### Aim of the task
The lines from the top of the material below through the line containing "(252,189) circle (41);" are to be printed exactly, with pictures omitted.

### Data
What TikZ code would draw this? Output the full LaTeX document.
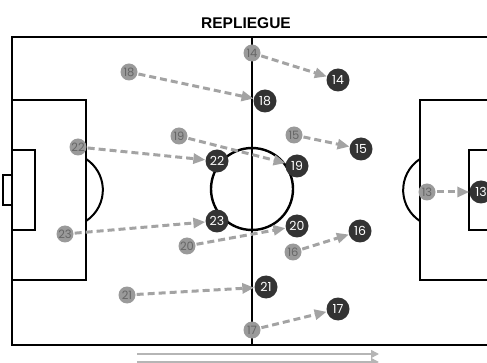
\documentclass[tikz,border=0pt]{standalone}
\usepackage{fontspec}
\setmainfont{Liberation Sans}
\newfontfamily\numfont{Poppins}
\usetikzlibrary{arrows.meta}

\definecolor{jdark}{HTML}{333333}
\definecolor{jgris}{HTML}{9A9A9A}
\definecolor{jtexte}{HTML}{666666}
\definecolor{fleche}{HTML}{A3A3A3}

\tikzset{
  ligne/.style={black, line width=2.6pt},
  arc/.style={black, line width=2pt},
  avant/.style={circle, fill=jgris, text=jtexte, minimum size=17pt, inner sep=0pt, font=\numfont\fontsize{11.5}{12}\selectfont},
  apres/.style={circle, fill=jdark, text=white, minimum size=23pt, inner sep=0pt, font=\numfont\fontsize{12.5}{13}\selectfont},
  repli/.style={fleche, line width=3pt, dash pattern=on 7pt off 4pt, shorten <=1pt, ->},
  sens/.style={fleche!80, line width=1.6pt, -{Triangle[length=8pt,width=8pt]}}
}

\begin{document}
\begin{tikzpicture}[x=1pt, y=-1pt, >={Triangle[length=12pt,width=10pt]}]
  \useasboundingbox (0,0) rectangle (487,363);

  % ==========================================
  % TERRAIN
  % ==========================================
  % Contour et ligne médiane
  \draw[ligne] (12,37) rectangle (493,345);
  \draw[ligne, line width=2.3pt] (252,37) -- (252,345);
  \draw[arc, line width=2.4pt] (252,189) circle (41);

  % Surface de gauche
  \draw[ligne] (12,100) rectangle (86,280);
  \draw[ligne] (12,150) rectangle (35,230);
  \draw[ligne, line width=2pt] (3,175) rectangle (12,205);
  \draw[arc] (86,221) arc[start angle=57, end angle=-57, radius=37];

  % Surface de droite
  \draw[ligne] (420,100) rectangle (493,280);
  \draw[ligne] (469,150) rectangle (493,230);
  \draw[arc] (420,159) arc[start angle=237, end angle=123, radius=37];

  % Titre
  \node[font=\bfseries\fontsize{15.5}{16}\selectfont] (titre) at (246,23) {REPLIEGUE};

  % ==========================================
  % POSITIONS DE DÉPART
  % ==========================================
  \node[avant] (a14) at (252,53) {14};
  \node[avant] (a18) at (129,72) {18};
  \node[avant] (a19) at (179,136) {19};
  \node[avant] (a15) at (294,135) {15};
  \node[avant] (a22) at (78,147) {22};
  \node[avant] (a13) at (427,192) {13};
  \node[avant] (a23) at (65,234) {23};
  \node[avant] (a20) at (187,246) {20};
  \node[avant] (a16) at (293,252) {16};
  \node[avant] (a21) at (127,295) {21};
  \node[avant] (a17) at (252,330) {17};

  % ==========================================
  % POSITIONS DE REPLI
  % ==========================================
  \node[apres] (b14) at (338,80) {14};
  \node[apres] (b18) at (265,101) {18};
  \node[apres] (b15) at (361,149) {15};
  \node[apres] (b19) at (297,166) {19};
  \node[apres] (b22) at (217,161) {22};
  \node[apres] (b13) at (481,192) {13};
  \node[apres] (b23) at (217,221) {23};
  \node[apres] (b20) at (297,226) {20};
  \node[apres] (b16) at (360,231) {16};
  \node[apres] (b21) at (266,287) {21};
  \node[apres] (b17) at (338,309) {17};

  % Déplacements
  \draw[repli] (a14) -- (b14);
  \draw[repli] (a18) -- (b18);
  \draw[repli] (a15) -- (b15);
  \draw[repli] (a19) -- (b19);
  \draw[repli] (a22) -- (b22);
  \draw[repli] (a13) -- (b13);
  \draw[repli] (a23) -- (b23);
  \draw[repli] (a20) -- (b20);
  \draw[repli] (a16) -- (b16);
  \draw[repli] (a21) -- (b21);
  \draw[repli] (a17) -- (b17);

  % Sens du jeu
  \coordinate (s1) at (137,354);
  \coordinate (e1) at (379,354);
  \coordinate (s2) at (137,362);
  \coordinate (e2) at (379,362);
  \draw[sens] (s1) -- (e1);
  \draw[sens] (s2) -- (e2);

\end{tikzpicture}
\end{document}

### Exercise result
What TikZ code would draw this? Output the full LaTeX document.
\documentclass[tikz,border=0pt]{standalone}
\usepackage{fontspec}
\setmainfont{Liberation Sans}
\newfontfamily\numfont{Poppins}
\usetikzlibrary{arrows.meta}

\definecolor{jdark}{HTML}{333333}
\definecolor{jgris}{HTML}{9A9A9A}
\definecolor{jtexte}{HTML}{666666}
\definecolor{fleche}{HTML}{A3A3A3}

\tikzset{
  ligne/.style={black, line width=2.6pt},
  arc/.style={black, line width=2pt},
  avant/.style={circle, fill=jgris, text=jtexte, minimum size=17pt, inner sep=0pt, font=\numfont\fontsize{11.5}{12}\selectfont},
  apres/.style={circle, fill=jdark, text=white, minimum size=23pt, inner sep=0pt, font=\numfont\fontsize{12.5}{13}\selectfont},
  repli/.style={fleche, line width=3pt, dash pattern=on 7pt off 4pt, shorten <=1pt, ->},
  sens/.style={fleche!80, line width=1.6pt, -{Triangle[length=8pt,width=8pt]}}
}

\begin{document}
\begin{tikzpicture}[x=1pt, y=-1pt, >={Triangle[length=12pt,width=10pt]}]
  \useasboundingbox (0,0) rectangle (487,363);

  % ==========================================
  % TERRAIN
  % ==========================================
  % Contour et ligne médiane
  \draw[ligne] (12,37) rectangle (493,345);
  \draw[ligne, line width=2.3pt] (252,37) -- (252,345);
  \draw[arc, line width=2.4pt] (252,189) circle (41);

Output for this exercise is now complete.